We often think of the typical segregationist politician of yore as a genteel member of the white upper crust. But the more common mode was the fiery populist.

The Wilmington Insurrection of 1898 and the Tulsa / Greenwood massacre of 1921, two of the bloodiest massacres in white supremacist history, were led respectively by Josephus Daniels (Wilson’s Secretary of the Navy and Roosevelt’s Ambassador to Mexico) and Tate Brady (one of Tulsa’s founders and a Democratic National Committeeman).

And while there were unquestionably populist-style bigots, there were also populist-style anti-bigots: Ralph Yarborough, Estes Kefauver, and Huey Long (who incidentally was Huey Newton’s namesake). Even LBJ was called a populist by elite liberals.

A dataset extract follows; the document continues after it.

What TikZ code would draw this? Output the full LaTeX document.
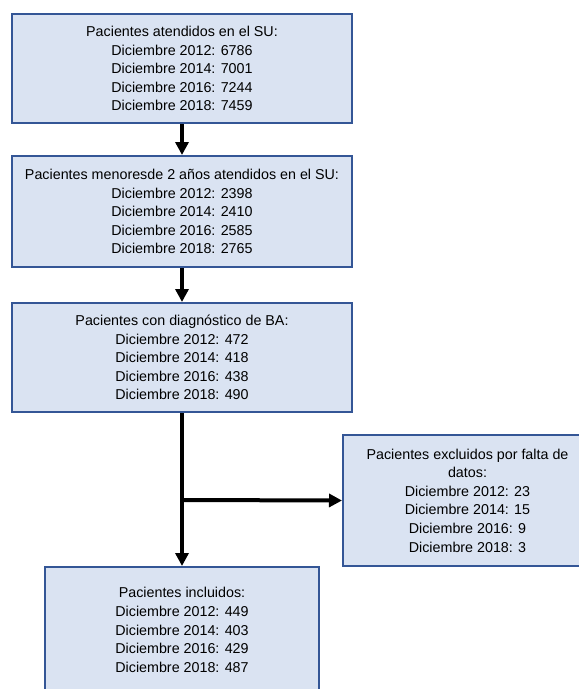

As far as I can tell, after 1896 everyone was racist, including the Republicans. (Another instigator of the Tulsa riot, which killed at least a hundred people and probably many more, was Richard Lloyd Jones, a progressive Republican). The Wilmington Insurrection overthrew the legally elected, mixed-race Republican government of Wilmington, N.C., and along with it the N.C. Populist Party. (Ben Tillman, another leader of the insurrection, was populist “in style”, but a loyal anti-Populist Democrat).